Plotting code records:
= = =

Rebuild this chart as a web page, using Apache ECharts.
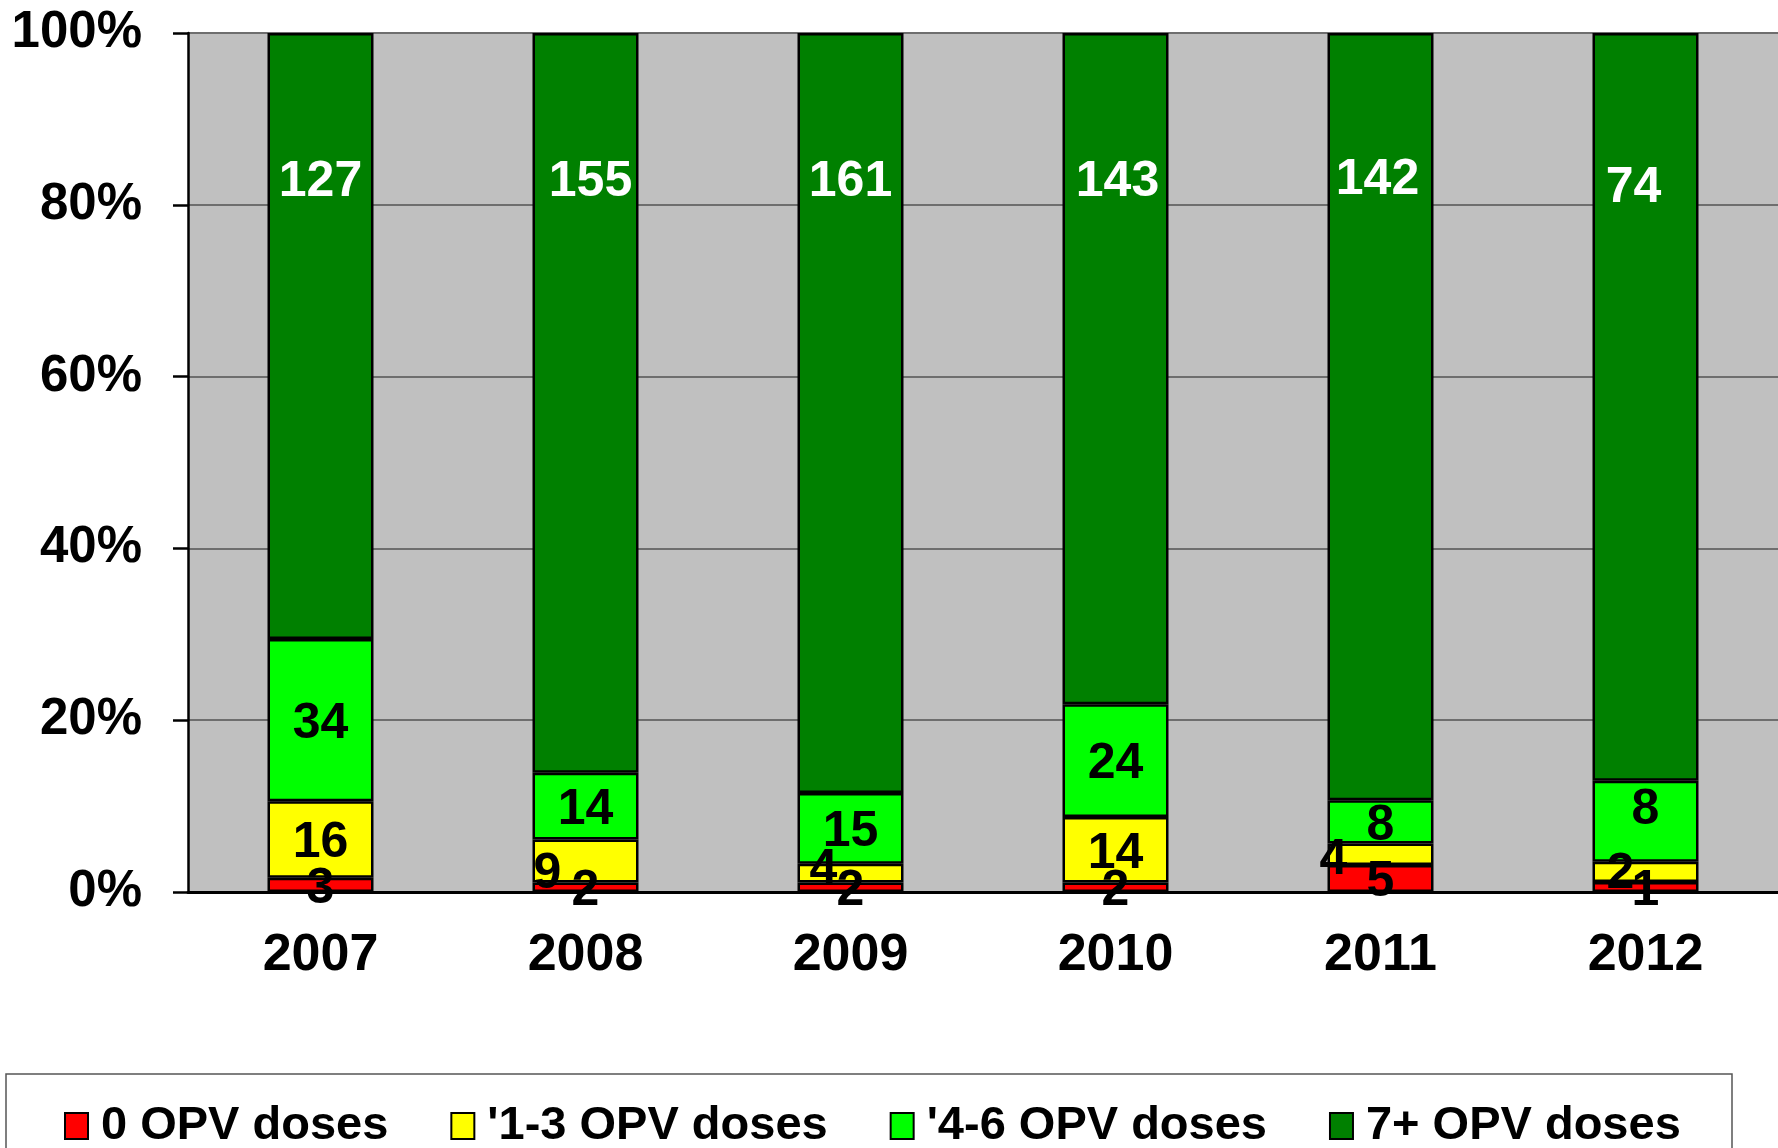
<!DOCTYPE html>
<html>
<head>
<meta charset="utf-8">
<script src="https://cdn.jsdelivr.net/npm/echarts@6/dist/echarts.min.js"></script>
<style>
  html, body { margin: 0; padding: 0; background: #fff; }
  #chart { width: 1778px; height: 1148px; }
</style>
</head>
<body>
<div id="chart"></div>
<script>
// chart values
var years = ["2007", "2008", "2009", "2010", "2011", "2012"];
var zeroDoses = [3, 2, 2, 2, 5, 1];
var oneToThree = [16, 9, 4, 14, 4, 2];
var fourToSix = [34, 14, 15, 24, 8, 8];
var sevenPlus = [127, 155, 161, 143, 142, 74];
var seriesNames = ["0 OPV doses", "'1-3 OPV doses", "'4-6 OPV doses", "7+ OPV doses"];
var yTicks = [0, 20, 40, 60, 80, 100];

var FONT = "Liberation Sans";
var counts = [zeroDoses, oneToThree, fourToSix, sevenPlus];
var colors = ["#ff0000", "#ffff00", "#00ff00", "#008000"];

var totals = years.map(function (y, i) {
  return counts.reduce(function (s, arr) { return s + arr[i]; }, 0);
});

// hand-placed label nudges, as in the original
var labelNudge = {
  1: { 1: [-38, 9], 2: [-27, -7], 4: [-47, 2], 5: [-25, -2] },
  2: { 5: [0, -15] },
  3: { 1: [5, 0], 3: [2, 0], 4: [-3, -2], 5: [-12, 6] }
};

var chart = echarts.init(document.getElementById("chart"));

var series = counts.map(function (arr, si) {
  return {
    name: seriesNames[si],
    type: "bar",
    stack: "all",
    barWidth: 106,
    itemStyle: { color: colors[si], borderColor: "#000", borderWidth: 2.5 },
    label: {
      show: true,
      position: si === 3 ? ["50%", 145] : "inside",
      align: "center",
      verticalAlign: "middle",
      offset: [0, 4],
      fontFamily: FONT,
      fontWeight: "bold",
      fontSize: 50,
      color: si === 3 ? "#fff" : "#000",
      formatter: function (p) { return arr[p.dataIndex]; }
    },
    data: arr.map(function (v, i) {
      var item = { value: (v / totals[i]) * 100 };
      var nudge = labelNudge[si] && labelNudge[si][i];
      if (nudge) item.label = { offset: [nudge[0], nudge[1] + 4] };
      return item;
    })
  };
});

chart.setOption({
  animation: false,
  backgroundColor: "#fff",
  grid: { left: 188, top: 33, width: 1597, height: 859, backgroundColor: "#c0c0c0", show: true, borderWidth: 0 },
  xAxis: {
    type: "category",
    data: years,
    axisLine: { lineStyle: { color: "#000", width: 3 } },
    axisTick: { length: 15, lineStyle: { color: "#808080", width: 1.5 } },
    axisLabel: { fontFamily: FONT, fontWeight: "bold", fontSize: 52, color: "#000", margin: 38, lineHeight: 52 }
  },
  yAxis: {
    type: "value",
    min: yTicks[0],
    max: yTicks[yTicks.length - 1],
    interval: 20,
    axisLine: { show: true, lineStyle: { color: "#000", width: 2.5 } },
    axisTick: { show: true, length: 15, lineStyle: { color: "#000", width: 2.5 } },
    splitLine: { lineStyle: { color: "#6e6e6e", width: 2 } },
    axisLabel: {
      fontFamily: FONT, fontWeight: "bold", fontSize: 51, color: "#000", margin: 46,
      formatter: "{value}%"
    }
  },
  legend: {
    left: 64,
    top: 1100,
    padding: 0,
    itemGap: 62,
    itemWidth: 23,
    itemHeight: 26,
    icon: "rect",
    itemStyle: { borderColor: "#000", borderWidth: 2 },
    textStyle: { fontFamily: FONT, fontWeight: "bold", fontSize: 47, color: "#000", lineHeight: 52, padding: [0, 0, 0, 8] },
    data: seriesNames
  },
  graphic: [{
    type: "rect",
    z: -1,
    shape: { x: 6, y: 1074, width: 1726, height: 110 },
    style: { fill: "#fff", stroke: "#555", lineWidth: 1.5 }
  }],
  series: series
});
</script>
</body>
</html>
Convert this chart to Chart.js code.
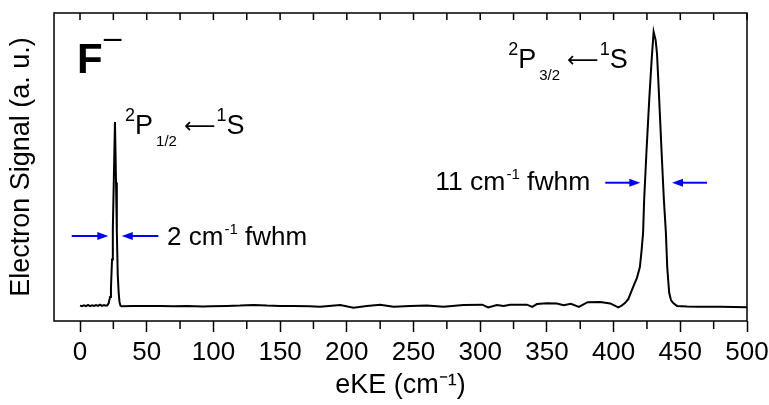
<!DOCTYPE html>
<html>
<head>
<meta charset="utf-8">
<script src="https://cdn.jsdelivr.net/npm/chart.js@4.4.1/dist/chart.umd.min.js"></script>
<style>
  html, body { margin: 0; padding: 0; background: #fff; }
  #wrap { width: 769px; height: 405px; }
</style>
</head>
<body>
<div id="wrap"><canvas id="spectrum" width="769" height="405"></canvas></div>
<script>
// photoelectron spectrum of F- (arbitrary signal units)
const eKE = [
  0, 1.5, 3, 4.5, 6, 7.5, 9, 10.5, 12, 13.5, 15, 16.5, 18, 19.5, 20.5,
  21.5, 22.5, 23.2, 24, 24.6, 25.3, 26.2, 27, 27.6, 28.3, 29, 29.6, 30.3, 31,
  40, 50, 60, 70, 80, 92, 98, 110, 120, 130, 140, 150, 160, 172,
  180, 195, 205, 215, 225, 235, 247.5, 260, 272.5, 287.5, 301.5, 306, 312.5,
  317.5, 322.5, 335, 339, 342.5, 350, 357.5, 362.5, 368, 374, 380.5, 390,
  397.5, 403.5, 406, 408.5, 411, 414.6, 417.5, 419.7, 421, 422.1, 422.9,
  424.7, 426.7, 428.5, 430, 431.5, 432.5, 433.5, 434.2, 435.9, 437.7, 439.2,
  440.2, 441.2, 441.7, 443, 444.7, 447.5, 455, 462.5, 480, 500
];
const signal = [
  0.050, 0.048, 0.051, 0.048, 0.052, 0.048, 0.051, 0.049, 0.052, 0.049, 0.053, 0.049, 0.052, 0.050, 0.051,
  0.058, 0.078, 0.107, 0.200, 0.300, 0.450, 0.646, 0.450, 0.290, 0.149, 0.091, 0.062, 0.050, 0.048,
  0.049, 0.049, 0.049, 0.048, 0.049, 0.047, 0.048, 0.049, 0.050, 0.052, 0.050, 0.049, 0.049, 0.048,
  0.046, 0.052, 0.043, 0.049, 0.053, 0.046, 0.049, 0.050, 0.046, 0.052, 0.053, 0.044, 0.052,
  0.049, 0.053, 0.053, 0.046, 0.055, 0.058, 0.057, 0.051, 0.056, 0.046, 0.061, 0.062,
  0.057, 0.044, 0.050, 0.058, 0.071, 0.110, 0.140, 0.175, 0.230, 0.286, 0.393,
  0.555, 0.718, 0.847, 0.939, 0.912, 0.870, 0.783, 0.718, 0.555, 0.393, 0.286,
  0.175, 0.117, 0.091, 0.068, 0.058, 0.049, 0.047, 0.046, 0.046, 0.045
];
const majorTicks = [0, 50, 100, 150, 200, 250, 300, 350, 400, 450, 500];
const minorTicks = [25, 75, 125, 175, 225, 275, 325, 375, 425, 475];

// fwhm markers: [tail x, head x, y] in data units
const fwhmArrows = [
  [-6.2, 21.2, 0.276],
  [58.7, 31.3, 0.276],
  [393.75, 420, 0.449],
  [470, 443.8, 0.449]
];

const FONT = "'Liberation Sans', Arial, sans-serif";
const ARROW_FONT = "'DejaVu Sans', sans-serif";

// rich text labels, anchored in data units
const labels = [
  { x: -2.25, y: 0.805, parts: [
    { t: "F", size: 42, bold: true },
    { t: "\u2013", size: 32, dy: -25, gap: 1 }
  ] },
  { x: 33.75, y: 0.607, parts: [
    { t: "2", size: 18, dy: -13 },
    { t: "P", size: 27, gap: 0 },
    { t: "1/2", size: 15, dy: 12, gap: 3 },
    { t: "\u27F5", size: 22, family: ARROW_FONT, dy: -1, gap: 7 },
    { t: "1", size: 18, dy: -13, gap: 1 },
    { t: "S", size: 27 }
  ] },
  { x: 321, y: 0.82, parts: [
    { t: "2", size: 18, dy: -13 },
    { t: "P", size: 27, gap: 0 },
    { t: "3/2", size: 15, dy: 12, gap: 3 },
    { t: "\u27F5", size: 22, family: ARROW_FONT, dy: -1, gap: 7 },
    { t: "1", size: 18, dy: -13, gap: 1 },
    { t: "S", size: 27 }
  ] },
  { x: 65.25, y: 0.247, parts: [
    { t: "2 cm", size: 26 },
    { t: "-1", size: 15, dy: -11, gap: 1 },
    { t: " fwhm", size: 26 }
  ] },
  { x: 266.25, y: 0.425, parts: [
    { t: "11 cm", size: 26.5 },
    { t: "-1", size: 15, dy: -11, gap: 1 },
    { t: " fwhm", size: 26.5 }
  ] }
];

function drawRich(ctx, x, y, parts) {
  let cx = x;
  for (const p of parts) {
    cx += p.gap || 0;
    ctx.font = (p.bold ? "bold " : "") + p.size + "px " + (p.family || FONT);
    ctx.fillText(p.t, cx, y + (p.dy || 0));
    cx += ctx.measureText(p.t).width;
  }
}

const framePlugin = {
  id: "frame",
  afterDraw(chart) {
    const { ctx, chartArea: a, scales } = chart;
    const x = scales.x, y = scales.y;
    ctx.save();
    ctx.strokeStyle = "#000";
    ctx.lineWidth = 1.5;
    ctx.strokeRect(a.left, a.top, a.right - a.left, a.bottom - a.top);
    ctx.beginPath();
    // mirrored ticks pointing inward along the top
    for (const v of majorTicks.concat(minorTicks)) {
      const px = x.getPixelForValue(v);
      ctx.moveTo(px, a.top);
      ctx.lineTo(px, a.top + 7);
    }
    // short minor ticks below the axis
    for (const v of minorTicks) {
      const px = x.getPixelForValue(v);
      ctx.moveTo(px, a.bottom);
      ctx.lineTo(px, a.bottom + 8);
    }
    ctx.stroke();

    // blue fwhm arrows
    ctx.strokeStyle = "#0000ff";
    ctx.fillStyle = "#0000ff";
    ctx.lineWidth = 2;
    for (const [x0, x1, yv] of fwhmArrows) {
      const p0 = x.getPixelForValue(x0), p1 = x.getPixelForValue(x1);
      const py = y.getPixelForValue(yv);
      const dir = Math.sign(p1 - p0);
      ctx.beginPath();
      ctx.moveTo(p0, py);
      ctx.lineTo(p1 - dir * 8, py);
      ctx.stroke();
      ctx.beginPath();
      ctx.moveTo(p1, py);
      ctx.lineTo(p1 - dir * 11, py - 4);
      ctx.lineTo(p1 - dir * 11, py + 4);
      ctx.closePath();
      ctx.fill();
    }

    ctx.fillStyle = "#000";
    ctx.textBaseline = "alphabetic";
    ctx.textAlign = "left";
    for (const l of labels) {
      drawRich(ctx, x.getPixelForValue(l.x), y.getPixelForValue(l.y), l.parts);
    }
    ctx.restore();
  }
};

Chart.defaults.font.family = FONT;
Chart.defaults.color = "#000";

new Chart(document.getElementById("spectrum"), {
  type: "line",
  data: {
    datasets: [{
      data: eKE.map((v, i) => ({ x: v, y: signal[i] })),
      borderColor: "#000",
      borderWidth: 2,
      pointRadius: 0,
      tension: 0,
      fill: false
    }]
  },
  options: {
    responsive: false,
    animation: false,
    devicePixelRatio: 1,
    layout: { padding: { top: 13, right: 22, left: 0, bottom: 0 } },
    plugins: { legend: { display: false }, tooltip: { enabled: false } },
    scales: {
      x: {
        type: "linear",
        min: -19.5,
        max: 500,
        afterBuildTicks(scale) {
          scale.ticks = majorTicks.concat(minorTicks).sort((a, b) => a - b).map(v => ({ value: v }));
        },
        afterFit(scale) {
          scale.height = 84;
          scale.paddingLeft = 0;
          scale.paddingRight = 0;
        },
        ticks: {
          autoSkip: false,
          maxRotation: 0,
          padding: 5,
          font: { family: FONT, size: 26 },
          callback: v => (majorTicks.includes(v) ? String(v) : "")
        },
        grid: {
          display: true,
          drawOnChartArea: false,
          drawTicks: true,
          tickLength: 11,
          tickWidth: 1.5,
          color: "rgba(0,0,0,0)",
          tickColor: c => (majorTicks.includes(c.tick && c.tick.value) ? "#000" : "rgba(0,0,0,0)")
        },
        border: { display: false },
        title: {
          display: true,
          text: "eKE (cm\u207B\u00B9)",
          font: { family: FONT, size: 27 },
          padding: { top: 0, bottom: 3 }
        }
      },
      y: {
        min: 0,
        max: 1,
        ticks: { display: false },
        grid: { display: false, drawTicks: false },
        border: { display: false },
        afterFit(scale) { scale.width = 54; },
        title: {
          display: true,
          text: "Electron Signal (a. u.)",
          font: { family: FONT, size: 27 },
          padding: { top: 5.5, bottom: 0 }
        }
      }
    }
  },
  plugins: [framePlugin]
});
</script>
</body>
</html>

= = =

» **EXERCISE OBJECTIVE**
Of the lines above, how many contain the word "this"? Provide the number and nothing else.

» **EXERCISE RESPONSE**
2